Biomass gasification has been numerically investigated by several authors and only a small selection will be named in this work. A detailed list of literature on CFD simulation of biomass gasification is given in the work of Ostermeier et al. [
27]. A CFD–DEM model was developed by Ku et al. [
28] in OpenFOAM
® to investigate the influence of the reactor temperature and steam-to-biomass ratio on the syngas composition. Their results show good agreement with literature data. A similar study was performed by Qi et al. [
29] using a coarse-grain CFD–DEM model in STAR-CCM
®. They obtained good results as well with reduced computational time. A CFD-DEM study was also performed by Wang and Shen [
16]. They found that the particle diameter of the biomass has an insignificant influence regarding the hydrogen concentration, while the biomass feeding position influences the syngas composition. Ostermeier et al. [
27] used a coarse-grain CFD–DEM model in ANSYS
® Fluent
® for the investigation of wood pellet evolution with a satisfying prediction of the gasifier behavior.
Furthermore, there are various studies incorporating reactions of solid fuel with oxygen carriers, mostly for the investigation of chemical looping combustion systems [
30,
31,
32,
33,
34]. However, few studies are available in the literature regarding the simulation of the biomass chemical looping gasification processes. Li et al. [
35] used a Euler–Euler approach for the simulation of BCLG with an Fe-based oxygen carrier and yielded good results in terms of the syngas composition. Whereas Wang et al. [
36] investigated the influence of the main operating parameters for the gasification of coal in a multi-fluid model and found that a smaller size of the oxygen carrier particles reduces the syngas production.
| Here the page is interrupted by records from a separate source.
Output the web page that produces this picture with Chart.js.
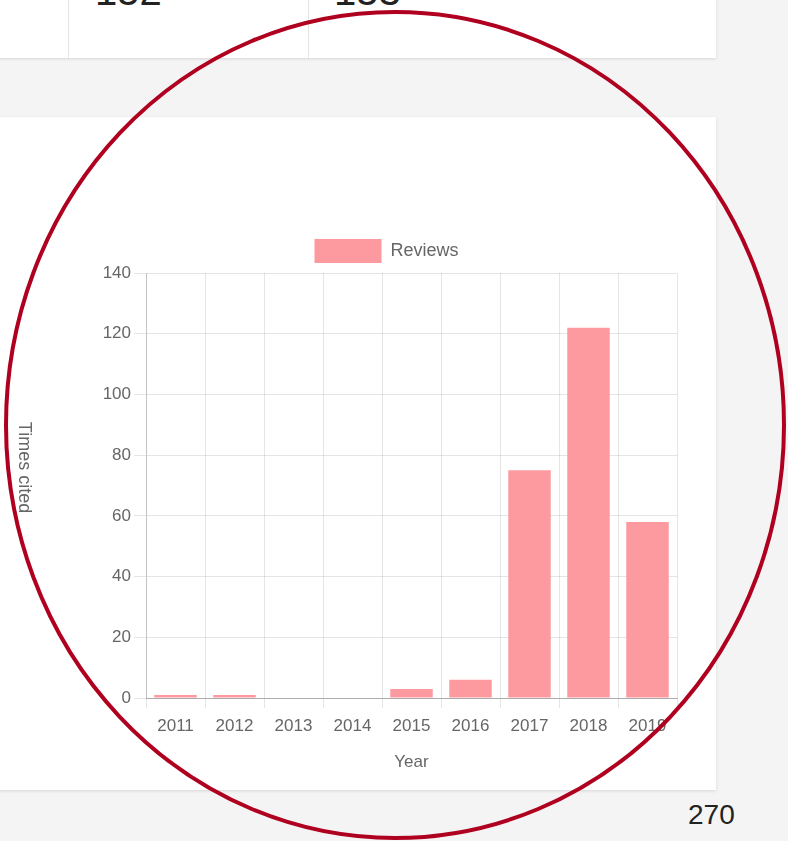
<!DOCTYPE html>
<html>
<head>
<meta charset="utf-8">
<script src="https://cdn.jsdelivr.net/npm/chart.js@4.4.1/dist/chart.umd.min.js"></script>
<style>
    html, body { margin: 0; padding: 0; }
    body { width: 788px; height: 841px; background: #f4f4f4; position: relative; overflow: hidden; font-family: "Liberation Sans", Arial, sans-serif; }
    .card { position: absolute; background: #fff; box-shadow: 0 1px 3px rgba(0,0,0,0.12); }
    .top-card { left: -10px; top: -30px; width: 726px; height: 88px; }
    .cell-line { position: absolute; top: 0; width: 1px; height: 88px; background: #e4e4e4; }
    .big-num { position: absolute; top: -31px; font-size: 40px; color: #222; font-weight: 300; }
    .chart-card { left: -10px; top: 117px; width: 726px; height: 673px; }
    #chart-wrap { position: absolute; left: 0; top: 224px; width: 700px; height: 566px; }
    .page-num { position: absolute; left: 688px; top: 799px; font-size: 28px; color: #222; }
    svg.mark { position: absolute; left: 0; top: 0; pointer-events: none; }
</style>
</head>
<body>
<div class="card top-card">
    <div class="cell-line" style="left: 78px;"></div>
    <div class="cell-line" style="left: 318px;"></div>
</div>
<div class="big-num" style="left: 95px;">152</div>
<div class="big-num" style="left: 334px;">153</div>
<div class="card chart-card"></div>
<div id="chart-wrap"><canvas id="citedChart"></canvas></div>
<div class="page-num">270</div>
<svg class="mark" width="788" height="841">
    <ellipse cx="395" cy="425" rx="389" ry="413" fill="none" stroke="#b00020" stroke-width="4"/>
</svg>
<script>
const years = ['2011', '2012', '2013', '2014', '2015', '2016', '2017', '2018', '2019'];
const reviews = [1, 1, 0, 0, 3, 6, 75, 122, 58];
const seriesLabel = 'Reviews';
const xTitle = 'Year';
const yTitle = 'Times cited';

const textColor = '#666';
const fontFamily = '"Liberation Sans", Arial, sans-serif';

// y title reads top to bottom in the screenshot, so draw it by hand
const yTitlePlugin = {
    id: 'yTitleDown',
    afterDraw(chart) {
        const ctx = chart.ctx;
        const area = chart.chartArea;
        ctx.save();
        ctx.translate(24, (area.top + area.bottom) / 2 - 18);
        ctx.rotate(Math.PI / 2);
        ctx.textAlign = 'center';
        ctx.textBaseline = 'middle';
        ctx.font = '18px ' + fontFamily;
        ctx.fillStyle = textColor;
        ctx.fillText(yTitle, 0, 0);
        ctx.restore();
    }
};

const ctx = document.getElementById('citedChart').getContext('2d');
new Chart(ctx, {
    type: 'bar',
    data: {
        labels: years,
        datasets: [{
            label: seriesLabel,
            data: reviews,
            backgroundColor: '#fd9aa0',
            borderColor: '#fd9aa0',
            borderWidth: 0,
            categoryPercentage: 0.8,
            barPercentage: 0.9
        }]
    },
    options: {
        responsive: true,
        maintainAspectRatio: false,
        animation: false,
        layout: { padding: { top: 0, right: 23, bottom: 0, left: 96 } },
        plugins: {
            legend: {
                position: 'top',
                labels: {
                    boxWidth: 67,
                    boxHeight: 24,
                    padding: 15,
                    color: textColor,
                    font: { family: fontFamily, size: 18 }
                }
            },
            tooltip: { enabled: false }
        },
        scales: {
            x: {
                grid: { color: 'rgba(0,0,0,0.1)', offset: true, tickLength: 10 },
                border: { color: 'rgba(0,0,0,0.25)' },
                ticks: { color: textColor, padding: 8, font: { family: fontFamily, size: 17 } },
                title: { display: true, text: xTitle, color: textColor, font: { family: fontFamily, size: 17 }, padding: { top: 4, bottom: 17 } },
                afterFit: (scale) => { scale.height = 92; }
            },
            y: {
                min: 0,
                max: 140,
                grid: { color: 'rgba(0,0,0,0.1)', tickLength: 12 },
                border: { color: 'rgba(0,0,0,0.15)' },
                ticks: { stepSize: 20, color: textColor, padding: 3, font: { family: fontFamily, size: 17 } },
                afterFit: (scale) => { scale.width = 50; }
            }
        }
    },
    plugins: [yTitlePlugin]
});
</script>
</body>
</html>
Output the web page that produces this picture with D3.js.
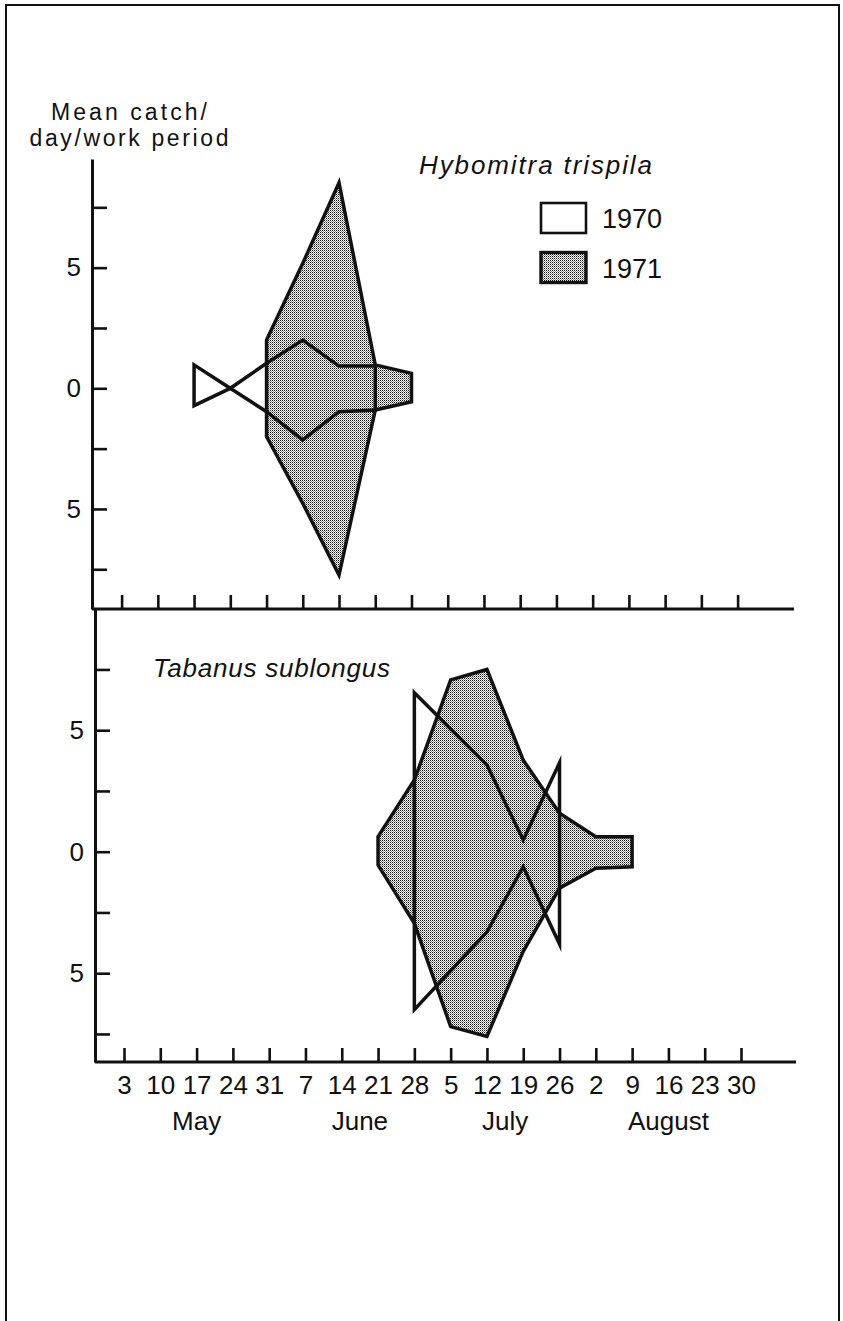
<!DOCTYPE html>
<html>
<head>
<meta charset="utf-8">
<script src="https://cdn.jsdelivr.net/npm/d3@7"></script>
<style>
  html, body { margin: 0; padding: 0; background: #fff; }
  svg { display: block; }
  text { font-family: "Liberation Sans", Arial, sans-serif; fill: #111; }
</style>
</head>
<body>
<script>
// ---------------- DATA ----------------
const weekKeys   = ["05-03","05-10","05-17","05-24","05-31","06-07","06-14","06-21","06-28",
                    "07-05","07-12","07-19","07-26","08-02","08-09","08-16","08-23","08-30"];
const tickLabels = ["3","10","17","24","31","7","14","21","28","5","12","19","26","2","9","16","23","30"];
const weekMonth  = ["May","May","May","May","May","June","June","June","June",
                    "July","July","July","July","August","August","August","August","August"];
const months     = ["May","June","July","August"];
const yTickValues = [7.5, 5, 2.5, 0, -2.5, -5, -7.5];

// Hybomitra trispila (half-widths above / below the centre line)
const hybDates1970 = ["05-17","05-24","05-31","06-07","06-14","06-21"];
const hyb1970Upper = [0.97, 0, 1.04, 2.0, 0.92, 0.92];
const hyb1970Lower = [0.72, 0, 0.97, 2.14, 0.97, 0.90];
const hybDates1971 = ["05-31","06-07","06-14","06-21","06-28"];
const hyb1971Upper = [2.0, 5.18, 8.52, 0.97, 0.62];
const hyb1971Lower = [2.0, 4.77, 7.74, 0.90, 0.56];

// Tabanus sublongus
const tabDates1970 = ["06-28","07-05","07-12","07-19","07-26"];
const tab1970Upper = [6.54, 5.05, 3.57, 0.48, 3.66];
const tab1970Lower = [6.50, 4.90, 3.30, 0.62, 3.80];
const tabDates1971 = ["06-21","06-28","07-05","07-12","07-19","07-26","08-02","08-09"];
const tab1971Upper = [0.62, 2.95, 7.07, 7.50, 3.77, 1.58, 0.62, 0.62];
const tab1971Lower = [0.55, 2.95, 7.20, 7.60, 4.10, 1.50, 0.68, 0.62];

const legendYears = ["1970","1971"];
const yAxisTitle  = ["Mean catch/","day/work period"];
const speciesTop  = "Hybomitra trispila";
const speciesBot  = "Tabanus sublongus";

// ---------------- LAYOUT ----------------
const W = 843, H = 1321;
const svg = d3.select("body").append("svg").attr("width", W).attr("height", H);

const defs = svg.append("defs");
const pat = defs.append("pattern").attr("id","stip").attr("width",2).attr("height",2)
  .attr("patternUnits","userSpaceOnUse");
pat.append("rect").attr("width",2).attr("height",2).attr("fill","#fff");
pat.append("rect").attr("x",0).attr("y",0).attr("width",1).attr("height",1).attr("fill","#111");
pat.append("rect").attr("x",1).attr("y",1).attr("width",1).attr("height",1).attr("fill","#8a8a8a");

// outer frame (open at the bottom)
svg.append("path").attr("d", `M6,${H} V5 H839 V${H}`)
  .attr("fill","none").attr("stroke","#111").attr("stroke-width",2);

const panelA = { axisX: 92, yTop: 159, yBot: 609, xEnd: 794, x0: 121.6, x1: 737.6, zeroY: 388.3, unit: 24.13 };
const panelB = { axisX: 95, yTop: 609, yBot: 1062, xEnd: 796, x0: 124.0, x1: 741.0, zeroY: 851.7, unit: 24.3 };

function makePanel(p, series, showLabels) {
  const x = d3.scalePoint().domain(weekKeys).range([p.x0, p.x1]);
  const y = d3.scaleLinear()
    .domain([(p.zeroY - p.yBot) / p.unit, (p.zeroY - p.yTop) / p.unit])
    .range([p.yBot, p.yTop]);

  const g = svg.append("g");

  // kites
  const area = d3.area()
    .x(d => x(d.date))
    .y0(d => y(-d.lower))
    .y1(d => y(d.upper));
  series.forEach(s => {
    const pts = s.dates.map((d, i) => ({ date: d, upper: s.upper[i], lower: s.lower[i] }));
    g.append("path").attr("d", area(pts))
      .attr("fill", s.filled ? "url(#stip)" : "none")
      .attr("stroke", "#111").attr("stroke-width", 3.5)
      .attr("stroke-linejoin", "miter").attr("stroke-miterlimit", 12);
  });

  // y axis
  const ya = g.append("g").attr("transform", `translate(${p.axisX},0)`)
    .call(d3.axisLeft(y).tickValues(yTickValues).tickSizeInner(-15).tickSizeOuter(0)
      .tickPadding(11).tickFormat(d => (d % 5 === 0 ? String(Math.abs(d)) : "")));
  ya.select(".domain").attr("stroke","#111").attr("stroke-width",3);
  ya.selectAll(".tick line").attr("stroke","#111").attr("stroke-width",2.6);
  ya.selectAll(".tick text").attr("font-size",26).attr("font-family","Liberation Sans, Arial, sans-serif").attr("fill","#111");

  // x axis
  const xa = g.append("g").attr("transform", `translate(0,${p.yBot})`)
    .call(d3.axisBottom(x).tickSizeInner(-14).tickSizeOuter(0).tickPadding(14)
      .tickFormat(d => showLabels ? tickLabels[weekKeys.indexOf(d)] : ""));
  xa.select(".domain").remove();
  xa.selectAll(".tick line").attr("stroke","#111").attr("stroke-width",2.6);
  xa.selectAll(".tick text").attr("font-size",26).attr("font-family","Liberation Sans, Arial, sans-serif").attr("fill","#111");
  xa.append("line").attr("x1", p.axisX).attr("x2", p.xEnd)
    .attr("y1", 0).attr("y2", 0).attr("stroke","#111").attr("stroke-width",3);

  if (showLabels) {
    months.forEach(m => {
      const xs = weekKeys.filter((k, i) => weekMonth[i] === m).map(k => x(k));
      g.append("text").attr("x", d3.mean(xs)).attr("y", p.yBot + 68)
        .attr("text-anchor","middle").attr("font-size",26).text(m);
    });
  }
  return { x, y, g };
}

makePanel(panelA, [
  { dates: hybDates1971, upper: hyb1971Upper, lower: hyb1971Lower, filled: true },
  { dates: hybDates1970, upper: hyb1970Upper, lower: hyb1970Lower, filled: false }
], false);

makePanel(panelB, [
  { dates: tabDates1971, upper: tab1971Upper, lower: tab1971Lower, filled: true },
  { dates: tabDates1970, upper: tab1970Upper, lower: tab1970Lower, filled: false }
], true);

// y-axis title
svg.append("text").attr("x", 129).attr("y", 120).attr("text-anchor","middle")
  .attr("font-size",23).attr("textLength",156).attr("lengthAdjust","spacing").text(yAxisTitle[0]);
svg.append("text").attr("x", 129).attr("y", 146).attr("text-anchor","middle")
  .attr("font-size",23).attr("textLength",199).attr("lengthAdjust","spacing").text(yAxisTitle[1]);

// species names
svg.append("text").attr("x", 419).attr("y", 174).attr("font-size",26).attr("font-style","italic")
  .attr("textLength",233).attr("lengthAdjust","spacing").text(speciesTop);
svg.append("text").attr("x", 153).attr("y", 677).attr("font-size",26).attr("font-style","italic")
  .attr("textLength",237).attr("lengthAdjust","spacing").text(speciesBot);

// legend
const leg = svg.append("g");
legendYears.forEach((yr, i) => {
  const y0 = 203 + i * 49.5;
  leg.append("rect").attr("x", 541).attr("y", y0).attr("width", 45).attr("height", 30)
    .attr("fill", i === 1 ? "url(#stip)" : "#fff")
    .attr("stroke","#111").attr("stroke-width", i === 1 ? 3.4 : 2.6);
  leg.append("text").attr("x", 602).attr("y", y0 + 25).attr("font-size",27).text(yr);
});
</script>
</body>
</html>
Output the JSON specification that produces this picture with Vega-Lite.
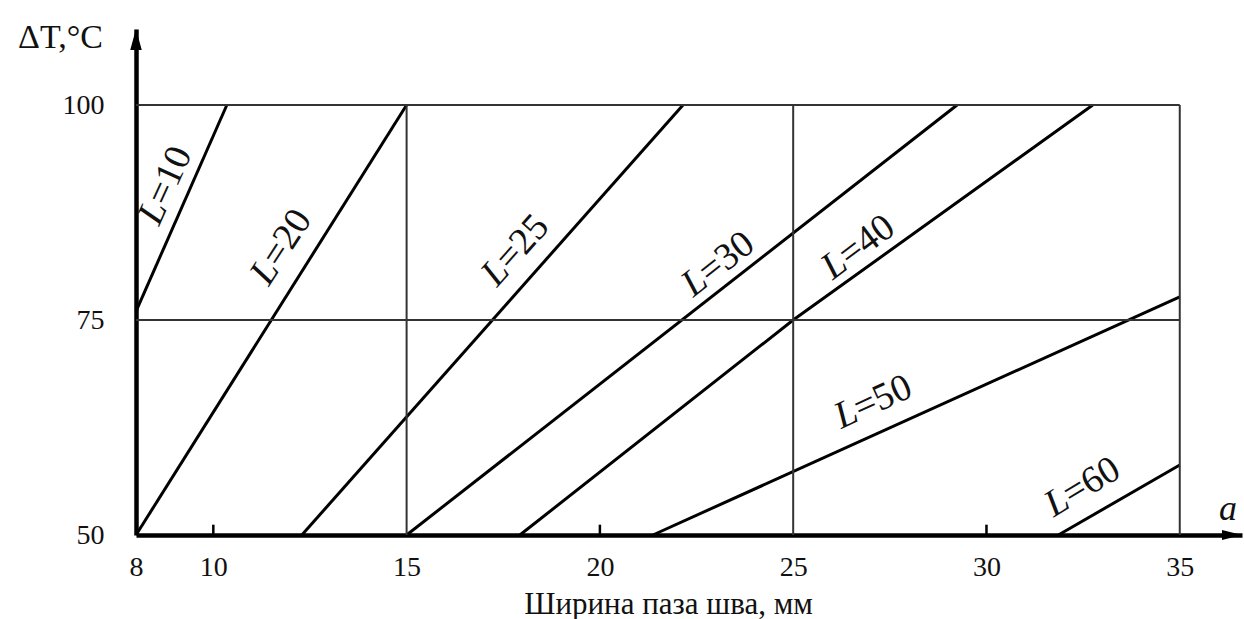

Controlling the availability of oxygen in the gasification process is crucial for adjusting the syngas composition. BCLG is hence expected to work with an oxygen carrier at lower oxidation degrees. Therefore, Condori et al. [
5] developed a novel method for controlling the oxidation of the OC ilmenite in the air reactor. Their results also showed the effectiveness of ilemnite.
However, limited numerical studies on biomass steam gasification using oxygen carriers are available. Furthermore, no study was found in the literature that numerically investigated the influence of the oxidation degree of the oxygen carrier on the syngas composition. Therefore, in this work, biomass steam gasification using ilmenite as an oxygen carrier is modeled using
Barracuda VR
® 21.0 as framework of the MP-PIC method. This is performed in two separate steps. At first, biomass gasification in a spouted bed is simulated using a reduced reaction network. The influence of the reactor temperature and steam-to-biomass ratio is investigated and compared with experimental data given by Song et al. [
6]. Second, the gasification of biomass is coupled with the reaction kinetics of ilmenite as an oxygen carrier proposed by Abad et al. [
37], and the influence of the reactor temperature and the oxidation degree is investigated and compared with experimental data obtained by Condori et al. [
5] in a lab-scale fluidized bed. The separation in two steps is performed to distinguish the deviations of the simulations compared to the experiments resulting from the two different reduced reaction networks.
5. Conclusions
In this work, a model for the simulation of biomass steam gasification using ilmenite as an oxygen carrier was developed using the MP-PIC method in the framework of Barracuda VR® 21.0. This was performed in two separate steps.
Firstly, a reduced reaction network for the gasification of biomass in a spouted bed was investigated and the results were compared with experimental data. The results show a good agreement despite the necessary simplifications. The influence of the steam-to-biomass ratio was successfully reproduced by simulations. For the influence of the temperature on the syngas composition, the trends for carbon monoxide and carbon dioxide were predicted correctly. The observed increase of the hydrogen concentration with increasing temperature is presumable due to an overprediction of the methane conversion by the methane reforming reaction. These findings are also in line with observations of similar studies in the literature [
16,
28,
29]. Furthermore, the influence of the bed mass was investigated showing that the hydrogen concentration decreases and methane concentration increases with increasing bed mass in the syngas due to a lower residence time of the syngas in the reactor.
Secondly, the reduced reaction network was coupled with the reaction kinetics of ilmenite as an oxygen carrier for the simulation of BCLG in a lab-scale fluidized bed and compared with experimental data as well. In contrast to CLC processes, the oxygen carrier is present in a reduced state for BCLG and it was found that the oxidation degree of ilmenite has a significant influence on the syngas composition, which was also successfully captured by the simulations. However, the concentration of carbon dioxide was overpredicted, while the syngas yield was underpredicted. Furthermore, the simulations showed a significant increase of the carbon dioxide concentration with increasing temperature that was not observed in the experiments. This is presumable due to an overprediction of the oxidation reactions resulting from the reaction kinetics of the oxygen carrier that were measured in a fully oxidized state. However, there is no consensus in the literature regarding the influence of the reactor temperature on the syngas composition in BCLG.
In general, the simulation results are in good agreement with the experimental data. Thus, the model can be a useful tool for a better understanding of the complex biomass chemical looping gasification process and the influence of various operation parameters. The model can be used to predict the syngas composition of biomass gasification in fluidized beds influenced by operating parameters such as the reactor temperature and oxidation degree of the oxygen carrier for optimizing the plant design.